Although plans to replace Virginia school districts’ diesel buses with electric ones have foundered in the General Assembly, the state is moving forward with bus electrification plans using money from Volkswagen’s so-called “Dieselgate” scandal.
On Friday, Gov. Ralph Northam’s office announced it would make $20 million of the state’s Volkswagen settlement funds available for school districts to electrify their bus fleets.
“We have an existing pot of money we’re working to get out the door as soon as possible, and a school bus program is a perfect fit,” said Virginia Department of Environmental Quality Deputy Director Chris Bast. Furthermore, he added, the funding “provides an opportunity that is no-strings-attached that is different than a lot of the other funding opportunities out there for school buses.”
Virginia received $93.6 million through a settlement between Volkswagen and the federal government over allegations that the company installed devices in vehicles between 2009 and 2016 to cheat emissions tests in order to evade Clean Air Act emissions limits.
Virginia DEQ, which is responsible for administering the settlement funds, has so far earmarked $82 million for transportation electrification projects.
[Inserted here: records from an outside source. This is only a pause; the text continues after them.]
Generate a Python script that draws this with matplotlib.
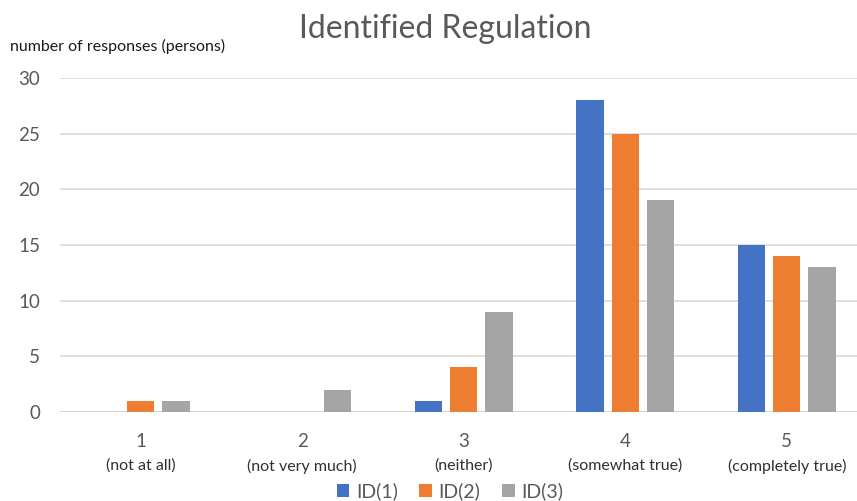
import matplotlib.pyplot as plt
import numpy as np

plt.rcParams["font.family"] = ["Lato", "DejaVu Sans"]

categories = ["1", "2", "3", "4", "5"]
descriptions = ["(not at all)", "(not very much)", "(neither)", "(somewhat true)", "(completely true)"]
series_names = ["ID(1)", "ID(2)", "ID(3)"]
id1 = [0, 0, 1, 28, 15]
id2 = [1, 0, 4, 25, 14]
id3 = [1, 2, 9, 19, 13]
colors = ["#4472C4", "#ED7D31", "#A5A5A5"]

W, H = 857, 501
fig = plt.figure(figsize=(W / 100, H / 100), dpi=100)
ax = fig.add_axes([60 / W, 1 - 412 / H, 807.5 / W, 334 / H])

x = np.arange(len(categories))
width = 0.17
step = 0.217
for i, (vals, name, c) in enumerate(zip([id1, id2, id3], series_names, colors)):
    ax.bar(x + (i - 1) * step, vals, width, color=c, label=name, zorder=3)

ax.set_xlim(-0.5, 4.5)
ax.set_ylim(0, 30)
ax.set_yticks(range(0, 31, 5))
ax.yaxis.grid(True, color="#D9D9D9", linewidth=1.2, zorder=0)
ax.axhline(0, color="#D0D0D0", linewidth=1.8, zorder=2)
for s in ax.spines.values():
    s.set_visible(False)
ax.tick_params(axis="y", length=0, colors="#595959", labelsize=13.5, pad=14.4)

# category numbers and their descriptions under the axis
ax.set_xticks(x)
ax.set_xticklabels([])
ax.tick_params(axis="x", length=0)
for xi, cat, d in zip(x, categories, descriptions):
    ax.annotate(cat, xy=(xi, 0), xycoords=("data", "axes fraction"),
                xytext=(0, -29.5 * 0.72), textcoords="offset points",
                ha="center", va="center", fontsize=13.5, color="#595959")
    ax.annotate(d, xy=(xi, 0), xycoords=("data", "axes fraction"),
                xytext=(0, -54 * 0.72), textcoords="offset points",
                ha="center", va="center", fontsize=11.5, color="#303030")

fig.text(445 / W, 1 - 29 / H, "Identified Regulation", ha="center", va="center",
         fontsize=23, color="#595959")
fig.text(10 / W, 1 - 46 / H, "number of responses (persons)", ha="left", va="center",
         fontsize=11.5, color="#1a1a1a")

fig.legend(loc="center", bbox_to_anchor=(450 / W, 1 - 491 / H), ncol=3, frameon=False,
           fontsize=14, handlelength=0.65, handleheight=0.65, columnspacing=1.1,
           handletextpad=0.35, labelcolor="#595959")

fig.savefig("out.png", dpi=100)
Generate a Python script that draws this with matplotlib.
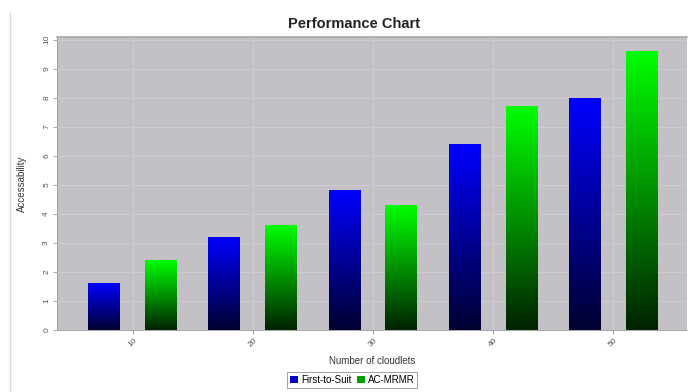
import numpy as np
import matplotlib
matplotlib.use("Agg")
import matplotlib.pyplot as plt
from matplotlib.colors import LinearSegmentedColormap
from matplotlib.lines import Line2D
from matplotlib.patches import Patch

plt.rcParams["font.family"] = ["Liberation Sans", "DejaVu Sans"]

categories = ["10", "20", "30", "40", "50"]
first_to_suit = [1.6, 3.2, 4.8, 6.4, 8.0]
ac_mrmr = [2.4, 3.6, 4.3, 7.7, 9.6]
y_ticks = list(range(0, 11))

fig = plt.figure(figsize=(6.88, 3.92), dpi=100)
ax = fig.add_axes([0.083, 0.1594, 0.9155, 0.7454])
ax.set_facecolor("#c3c1c6")

blue_cmap = LinearSegmentedColormap.from_list("blue_grad", ["#000030", "#0000ff"])
green_cmap = LinearSegmentedColormap.from_list("green_grad", ["#002200", "#00ff00"])
ramp = np.linspace(0, 1, 256).reshape(-1, 1)

x = np.arange(len(categories))
width = 0.266
offset = 0.237


def gradient_bars(xs, values, cmap):
    for xc, v in zip(xs, values):
        ax.imshow(ramp, cmap=cmap, origin="lower", aspect="auto",
                  extent=[xc - width / 2, xc + width / 2, 0, v], zorder=3)


gradient_bars(x - offset, first_to_suit, blue_cmap)
gradient_bars(x + offset, ac_mrmr, green_cmap)

ax.set_xlim(-0.628, 4.612)
ax.set_ylim(0, 10.08)

# faint grid: category centres and value ticks
for xc in x:
    ax.axvline(xc, color="#cdcbd1", lw=0.8, zorder=1)
for yt in y_ticks:
    ax.axhline(yt, color="#cdcbd1", lw=0.8, zorder=1)

ax.set_xticks(x)
ax.set_xticklabels(categories, rotation=45, fontsize=6, color="#555555")
ax.set_yticks(y_ticks)
ax.set_yticklabels([str(t) for t in y_ticks], rotation=90, fontsize=6,
                   color="#555555", va="center")
ax.tick_params(axis="both", length=3, width=0.6, color="#999999", pad=2)

ax.spines["right"].set_visible(False)
ax.spines["top"].set_color("#a8a8a8")
ax.spines["top"].set_linewidth(1.2)
for side in ["left", "bottom"]:
    ax.spines[side].set_color("#9a9a9a")
    ax.spines[side].set_linewidth(0.6)

ax.set_xlabel("Number of cloudlets", fontsize=7, color="#333333", labelpad=6)
ax.set_ylabel("Accessability", fontsize=7, color="#333333", labelpad=12)

fig.text(0.515, 0.938, "Performance Chart", ha="center", va="center",
         fontsize=10.5, fontweight="bold", color="#222222")

handles = [Patch(facecolor="#0000c8", edgecolor="none", label="First-to-Suit"),
           Patch(facecolor="#00a000", edgecolor="none", label="AC-MRMR")]
leg = fig.legend(handles=handles, loc="center", bbox_to_anchor=(0.512, 0.031),
                 ncol=2, fontsize=7, frameon=True, fancybox=False,
                 handlelength=0.8, handleheight=0.8, handletextpad=0.3,
                 columnspacing=0.6, borderpad=0.3, borderaxespad=0)
leg.get_frame().set_edgecolor("#777777")
leg.get_frame().set_linewidth(0.6)

# thin panel border down the left edge
fig.add_artist(Line2D([9.5 / 688, 9.5 / 688], [0, 1 - 13 / 392],
                      transform=fig.transFigure, color="#d8d8d8", lw=1))

fig.savefig("out.png", dpi=100)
Northam pledged to put $20 million of those funds toward electric school buses in 2019. That amount is expected to cover the extra costs of replacing about 75 diesel buses with electric ones.
Electrifying school bus fleets “is another important part of our comprehensive approach to reducing climate pollution,” said DEQ Director David Paylor in a statement.
Transportation emissions are responsible for almost half of Virginia’s greenhouse gas emissions, one of the primary drivers of climate change.
According to data provided by the governor’s office, approximately 99 percent of Virginia’s public school buses use diesel.
Many are also aging. Per the Virginia Department of Education’s 2019-2020 inventory, nearly 5,000 of the commonwealth’s almost 17,000 diesel school buses are model year 2006 or older.
In rolling out the Volkswagen funding, “there will be priority given to the oldest diesel buses out there,” DEQ air quality planner Angela Conroy said during a Monday presentation on the program.
The $20 million will be disbursed in rounds, with $9.25 million now available for districts to replace diesel buses with electric ones and $750,000 allotted for propane-powered buses.
The state will cover the price difference between an electric or propane bus and an equivalent diesel bus, with the districts paying what they would otherwise have paid for a diesel replacement.
During the 2020 and 2021 General Assembly sessions, proposals to establish Dominion Energy-led programs that could have put as many as 1,200 electric school buses on Virginia roads failed despite extensive behind-the-scenes efforts by top Democrats. Among other arguments, opponents objected to utility ratepayers funding electric school bus conversions.